Interest groups at this stage are showing even less willingness to get real. "Don't tax (or cut) you, don't tax (or cut) me - tax that fellow behind the tree," as the old saying goes. Every expenditure - the mortgage deduction, the lower tax rates on dividends, existing benefits for individuals, the military budget, corporate welfare ... all these, if you listen to their proponents, are indispensable and will be defended to the death. Let's hope that every one of these groups will be disappointed in their attempt to keep all their piece of pie while everyone else gives up a bite. It won't work otherwise.

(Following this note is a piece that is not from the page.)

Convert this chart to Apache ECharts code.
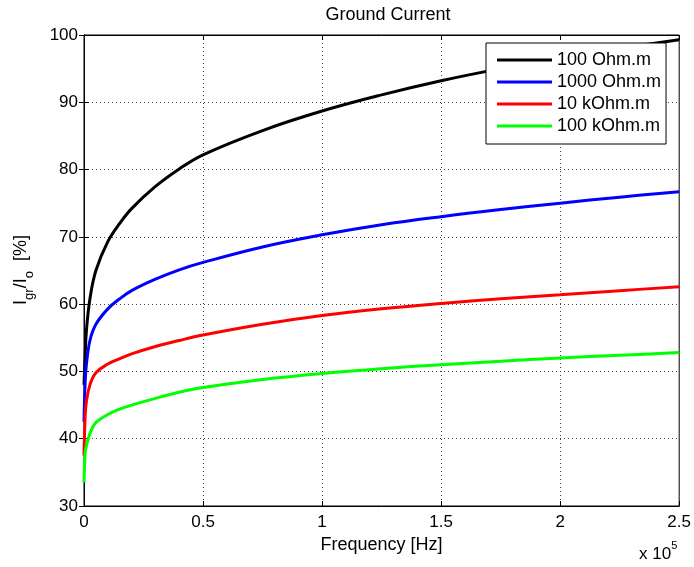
<!DOCTYPE html>
<html>
<head>
<meta charset="utf-8">
<script src="https://cdn.jsdelivr.net/npm/echarts@6/dist/echarts.min.js"></script>
<style>
  html, body { margin: 0; padding: 0; background: #fff; }
  #chart { width: 694px; height: 567px; }
</style>
</head>
<body>
<div id="chart"></div>
<script>
// frequency points [Hz]
const freqs = [0, 500, 1000, 2500, 5000, 10000, 15000, 20000, 30000, 40000, 50000,
  75000, 100000, 125000, 150000, 175000, 200000, 225000, 250000];

// ground current ratio [%] per soil resistivity
const rho100 = [48, 52.5, 56.0, 60.8, 65.0, 69.3, 72.0, 74.2, 77.5, 80.1, 82.2,
  85.8, 88.7, 91.1, 93.2, 95.0, 96.6, 98.0, 99.3];
const rho1000 = [42.5, 48.5, 51.0, 54.6, 57.0, 59.3, 60.8, 62.0, 63.7, 65.1, 66.2,
  68.5, 70.3, 71.8, 73.0, 74.05, 75.0, 75.9, 76.7];
const rho10k = [37.5, 43.5, 45.5, 48.0, 49.8, 51.1, 51.9, 52.6, 53.7, 54.6, 55.4,
  57.0, 58.3, 59.3, 60.1, 60.8, 61.4, 62.0, 62.6];
const rho100k = [33.5, 37.9, 38.9, 40.8, 42.4, 43.6, 44.4, 45.0, 46.0, 46.9, 47.6,
  48.8, 49.7, 50.4, 51.0, 51.5, 52.0, 52.4, 52.8];

const seriesNames = ['100 Ohm.m', '1000 Ohm.m', '10 kOhm.m', '100 kOhm.m'];
const seriesColors = ['#000000', '#0000ff', '#ff0000', '#00ff00'];
const seriesData = [rho100, rho1000, rho10k, rho100k];

const FONT = "'Liberation Sans', Arial, Helvetica, sans-serif";

const chart = echarts.init(document.getElementById('chart'), null, { renderer: 'canvas' });

const gridLine = { show: true, lineStyle: { color: '#444', type: [1, 3], width: 1 } };

const option = {
  backgroundColor: '#fff',
  animation: false,
  title: {
    text: 'Ground Current',
    left: 383,
    top: 1,
    textAlign: 'center',
    textStyle: { fontFamily: FONT, fontSize: 18, fontWeight: 'normal', color: '#000' }
  },
  grid: {
    left: 84, top: 35, right: 12.5, bottom: 61,
    show: true, borderColor: '#000', borderWidth: 1
  },
  legend: {
    data: seriesNames,
    orient: 'vertical',
    left: 486, top: 43,
    padding: [8, 5, 9, 11],
    backgroundColor: '#fff',
    borderColor: '#000', borderWidth: 1,
    icon: 'rect',
    itemWidth: 55, itemHeight: 3,
    itemGap: 4,
    textStyle: { fontFamily: FONT, fontSize: 18, color: '#000' }
  },
  xAxis: [
    {
      type: 'value', min: 0, max: 250000, interval: 50000,
      name: 'Frequency [Hz]', nameLocation: 'middle', nameGap: 29,
      nameTextStyle: { fontFamily: FONT, fontSize: 18, color: '#000' },
      axisLine: { onZero: false, lineStyle: { color: '#000' } },
      axisTick: { inside: true, length: 5, lineStyle: { color: '#000' } },
      axisLabel: {
        fontFamily: FONT, fontSize: 17, color: '#000', margin: 8,
        formatter: v => String(v / 1e5)
      },
      splitLine: gridLine
    },
    {
      type: 'value', min: 0, max: 250000, interval: 50000, position: 'top',
      axisLine: { lineStyle: { color: '#000' } },
      axisTick: { inside: true, length: 5, lineStyle: { color: '#000' } },
      axisLabel: { show: false }, splitLine: { show: false }
    }
  ],
  yAxis: [
    {
      type: 'value', min: 30, max: 100, interval: 10,
      axisLine: { show: true, onZero: false, lineStyle: { color: '#000' } },
      axisTick: { show: true, inside: true, length: 5, lineStyle: { color: '#000' } },
      axisLabel: { fontFamily: FONT, fontSize: 17, color: '#000', margin: 6 },
      splitLine: gridLine
    },
    {
      type: 'value', min: 30, max: 100, interval: 10, position: 'right',
      axisLine: { show: true, lineStyle: { color: '#000' } },
      axisTick: { show: true, inside: true, length: 5, lineStyle: { color: '#000' } },
      axisLabel: { show: false }, splitLine: { show: false }
    }
  ],
  graphic: [
    {
      type: 'text', left: 639, top: 540,
      style: {
        text: '{a|x 10}{b|5}',
        rich: {
          a: { fontFamily: FONT, fontSize: 17, fill: '#000', padding: [8, 0, 0, 0] },
          b: { fontFamily: FONT, fontSize: 11, fill: '#000', padding: [0, 0, 9, 0] }
        }
      }
    },
    {
      type: 'text', x: 25, y: 270, rotation: Math.PI / 2,
      style: {
        text: '{a|I}{s|gr}{a|/I}{s|o}{a|  [%]}',
        align: 'center', verticalAlign: 'middle',
        rich: {
          a: { fontFamily: FONT, fontSize: 18, fill: '#000', padding: [0, 0, 7, 0] },
          s: { fontFamily: FONT, fontSize: 13, fill: '#000', padding: [9, 0, 0, 0] }
        }
      }
    }
  ],
  series: seriesNames.map((name, i) => ({
    name,
    type: 'line',
    data: freqs.map((f, k) => [f, seriesData[i][k]]),
    smooth: 0.4,
    symbol: 'none',
    lineStyle: { color: seriesColors[i], width: 3 },
    itemStyle: { color: seriesColors[i] }
  }))
};

chart.setOption(option);
</script>
</body>
</html>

One proposal for reducing our spending on entitlements is to tie federal cost-of-living adjustments to a new yardstick known as the "chained" CPI. As the Washington Post explains, compared to the "regular" CPI, this measurement produces somewhat lower figures for annual inflation (about three-tenths of one percent lower), meaning that all social security beneficiaries and federal retirees would get slightly lower rates of increase in future BUT our government would be reducing expenditure by about $300 billion over ten years.
Those who benefit from the CoLA will complain if this change is made. They might say that the current CPI itself doesn't truly keep pace with inflation, because it measures the wrong things, is calculated after inflation has already taken place (a sort of de-compounding effect), and is usually reduced by Congress for political reasons. Also, the chained CPI turns out lower estimates of inflation because it postulates that when prices go up, people substitute lower-priced alternatives for some goods, which isn't really true for the basics that retirees must buy. (Shortly after my retirement, the price of natural gas for home heating just about doubled within two years.)
Those objections are all basically true, yet the effect on benefits would amount to only about thirty cents less per hundred - $99.70 instead of $100. Frankly, nobody is going to driven into starvation by that.
As a former Fed, I don't receive social security but I do receive in retirement an "annuity," for which I contributed 7% of my pre-tax income, and that annuity has a cost-of-living adjustment based on the CPI. Yes, I would lose something from a switch to the chained CPI, but I say, even to have a CoLA is a significant benefit. Maybe not perfect, but certainly better than a poke in the eye with a sharp stick, as my pappy used to say. And changing it in this small way is, to my mind, entirely reasonable.
Let's all get real in assessing how change will affect us.